■ **GIVEN EXERCISE**
Copy exactly the lines from the start of the material through the line with "27, 28, 30];". Pictures stay out of the copy.

········

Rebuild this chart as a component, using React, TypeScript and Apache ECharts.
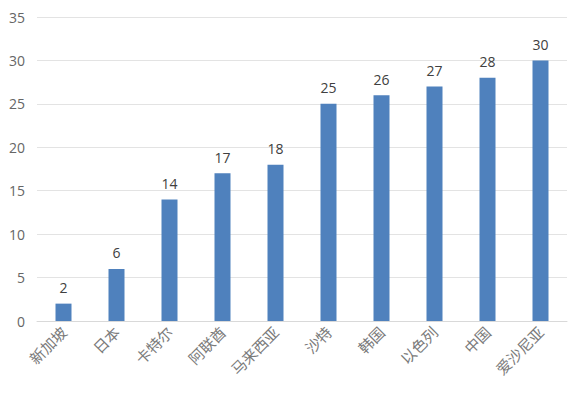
import React, { useEffect, useRef } from "react";
import * as echarts from "echarts";

const categories = ["新加坡", "日本", "卡特尔", "阿联酋", "马来西亚", "沙特", "韩国", "以色列", "中国", "爱沙尼亚"];
const values = [2, 6, 14, 17, 18, 25, 26, 27, 28, 30];

export default function App() {
  const ref = useRef<HTMLDivElement>(null);
  useEffect(() => {
    const chart = echarts.init(ref.current!, undefined, { renderer: "svg" });
    chart.setOption({
      animation: false,
      backgroundColor: "#ffffff",
      grid: { left: 37, right: 17, top: 17, bottom: 78, containLabel: false },
      xAxis: {
        type: "category",
        data: categories,
        axisLine: { lineStyle: { color: "#d9d9d9" } },
        axisTick: { show: false },
        axisLabel: {
          rotate: 45,
          color: "#7a7a7a",
          fontSize: 15,
          margin: 8,
          fontFamily: "Noto Sans CJK SC",
          interval: 0,
        },
      },
      yAxis: {
        type: "value",
        min: 0,
        max: 35,
        interval: 5,
        axisLine: { show: false },
        axisTick: { show: false },
        splitLine: { lineStyle: { color: "#e3e3e3" } },
        axisLabel: { color: "#666666", fontSize: 14, margin: 12, fontFamily: "Open Sans" },
      },
      series: [
        {
          type: "bar",
          data: values,
          barWidth: 16,
          itemStyle: { color: "#4f81bd" },
          label: {
            show: true,
            position: "top",
            color: "#404040",
            fontSize: 14,
            distance: 9,
            fontFamily: "Open Sans",
          },
        },
      ],
    });
    return () => chart.dispose();
  }, []);
  return <div ref={ref} style={{ width: 584, height: 399, position: "absolute", left: 0, top: 0 }} />;
}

········

■ **FINISHED EXERCISE**
Rebuild this chart as a component, using React, TypeScript and Apache ECharts.
import React, { useEffect, useRef } from "react";
import * as echarts from "echarts";

const categories = ["新加坡", "日本", "卡特尔", "阿联酋", "马来西亚", "沙特", "韩国", "以色列", "中国", "爱沙尼亚"];
const values = [2, 6, 14, 17, 18, 25, 26, 27, 28, 30];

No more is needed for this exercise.